Tiger Woods is a billion-dollar boob if he thinks it's none of our business.
To paraphrase his golf course lingo: Is he @#$%&*#@*& nuts?
Unless you are dead, or a Habs fan, you have followed Tiger's tale the past few days.
The latest skank, I mean shank, is cocktail waitress Jaimee Grubbs, 24. She says she's been Tiger's ball-washer for 31 months, and has 300 text messages to prove it.
Caddie Stevie Williams must have whispered some sense into his ear, because Woods finally issued a public apology yesterday.
"I am dealing with my behaviour and personal failings behind closed doors with my family," it said. "Those feelings should be shared by us alone."
Sure, Tiger, sure. Shared by your family and about 6 billion other people.
Enquiring minds, every one of them. Rightly so.
It amazes me how celebs grow rich off the public teat, then get super shy when the going gets sloppy.
They can't have it both ways. Right to privacy, my purple butt, to paraphrase George Bell.
You're a billionaire, Tiger, because we buy your polo shirts and your PlayStation games and your Nike balls. On your say-so, we drive Buicks, drink Gatorade, wear TAG Heuer watches, shave with Gillette razors and use American Express.

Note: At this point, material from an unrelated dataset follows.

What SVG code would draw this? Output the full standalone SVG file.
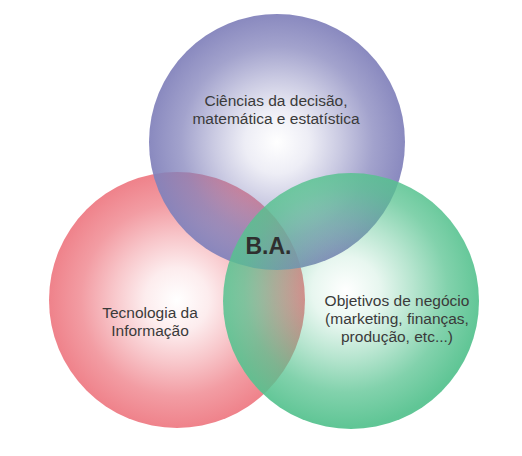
<svg xmlns="http://www.w3.org/2000/svg" width="522" height="456" viewBox="0 0 522 456">
<defs>
<radialGradient id="gBlue" cx="0.5" cy="0.5" r="0.5">
<stop offset="0" stop-color="#8282bb" stop-opacity="0"/>
<stop offset="0.25" stop-color="#8282bb" stop-opacity="0.14"/>
<stop offset="0.5" stop-color="#8282bb" stop-opacity="0.43"/>
<stop offset="0.75" stop-color="#8282bb" stop-opacity="0.74"/>
<stop offset="1" stop-color="#8282bb" stop-opacity="0.94"/>
</radialGradient>
<radialGradient id="gRed" cx="0.5" cy="0.5" r="0.5">
<stop offset="0" stop-color="#ee7a83" stop-opacity="0"/>
<stop offset="0.25" stop-color="#ee7a83" stop-opacity="0.14"/>
<stop offset="0.5" stop-color="#ee7a83" stop-opacity="0.43"/>
<stop offset="0.75" stop-color="#ee7a83" stop-opacity="0.74"/>
<stop offset="1" stop-color="#ee7a83" stop-opacity="0.94"/>
</radialGradient>
<radialGradient id="gGreen" cx="0.48" cy="0.46" r="0.53">
<stop offset="0" stop-color="#56c28f" stop-opacity="0"/>
<stop offset="0.25" stop-color="#56c28f" stop-opacity="0.14"/>
<stop offset="0.5" stop-color="#56c28f" stop-opacity="0.43"/>
<stop offset="0.75" stop-color="#56c28f" stop-opacity="0.74"/>
<stop offset="1" stop-color="#56c28f" stop-opacity="0.94"/>
</radialGradient>
</defs>
<style>
.lbl{font-family:"Liberation Sans",Arial,sans-serif;font-size:15.5px;fill:#3a3a3a;text-anchor:middle}
.ba{font-family:"Liberation Sans",Arial,sans-serif;font-size:23px;font-weight:bold;fill:#2f2f2f;text-anchor:middle}
</style>
<rect width="522" height="456" fill="#ffffff"/>
<g id="ti">
<circle cx="177" cy="300" r="128" fill="url(#gRed)"/>
</g>
<g id="cd">
<circle cx="277" cy="142" r="128" fill="url(#gBlue)"/>
</g>
<g id="obj">
<circle cx="351" cy="301" r="128" fill="url(#gGreen)"/>
</g>
<g id="labels">
<text class="lbl" x="276" y="106">Ciências da decisão,</text>
<text class="lbl" x="276" y="124">matemática e estatística</text>
<text class="lbl" x="150" y="318">Tecnologia da</text>
<text class="lbl" x="150" y="336">Informação</text>
<text class="lbl" x="397" y="306">Objetivos de negócio</text>
<text class="lbl" x="397" y="324">(marketing, finanças,</text>
<text class="lbl" x="397" y="342">produção, etc...)</text>
<text class="ba" x="268.5" y="254">B.A.</text>
</g>
<g id="connectors"/>
</svg>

You're the greatest player on earth. But that and a toonie buys you a cup of coffee -- if the public doesn't cough up.
Which means you owe us.
David Letterman knows this. He confessed his infidelities before we even knew about them. What happened? We forgave him and his ratings soared.
Who the hell is advising Tiger these days? John Daly?
It takes some doing to replace Big John as the punchline of the PGA tour.
At least Daly never pretended to be anything but a flawed man.
Tiger has played Mr. Perfect. Perfect childhood, perfect teeth, perfect wife, perfect abs, perfect dad, perfect backswing, perfect putting, perfect manners off the course. It's one reason we drive Buicks, shave with Gillette, etc., etc.
So when that perfection goes poof, we want to know why. We want to know if we should still drink Gatorade.
It's our business, because he made it our business.
And it's not like he didn't know. Athletes from Hercules to Michael Jordan have traded privacy for fame and fortune.
Politicians, movie stars and musicians, too.
Some don't understand this. Cameramen, reporters and autograph-seekers have the bruises or broken hearts to prove it.
The only line is drawn at the front door. What Tiger and the lovely Elin say and do within the walls of their Florida castle is between them. (Unless someone tapes it.) Otherwise, we're trespassing.
But the instant Tiger drove out his gate he swerved into public domain, with Elin wielding a golf club behind him.
Same applies to him playing bump-and-run with one floozy Down Under and another in the City That Never Sleeps. Fair game.
What happens in Vegas never stays in Vegas if you are the world's most visible athlete.
Face it like a man, Tiger. Pretend it's Phil Mickelson chasing your tail.
None of our beeswax? Tell that to the kids for whom you are a role model. The world has few superheroes. Hide behind your "privacy" and you are just a paper Tiger. The world has plenty of those.
Me, I don't mind how you lead your life, don't mind if you have a babe in every bunker. Swing away, buddy. Secretly, many a male is murmuring "you da man!" with every new Tiger bimbo explosion.
As far as we know, nothing illegal happened. No animals were harmed. The only physical injuries were to a fire hydrant and a neighbour's tree. But how can we judge without knowing the facts?
Privacy, Tiger? I bet your wife won't have a minute's peace for the next six months, especially if more vixens and voicemails surface.
You should have thought of Elin's privacy before you pulled out your utility club.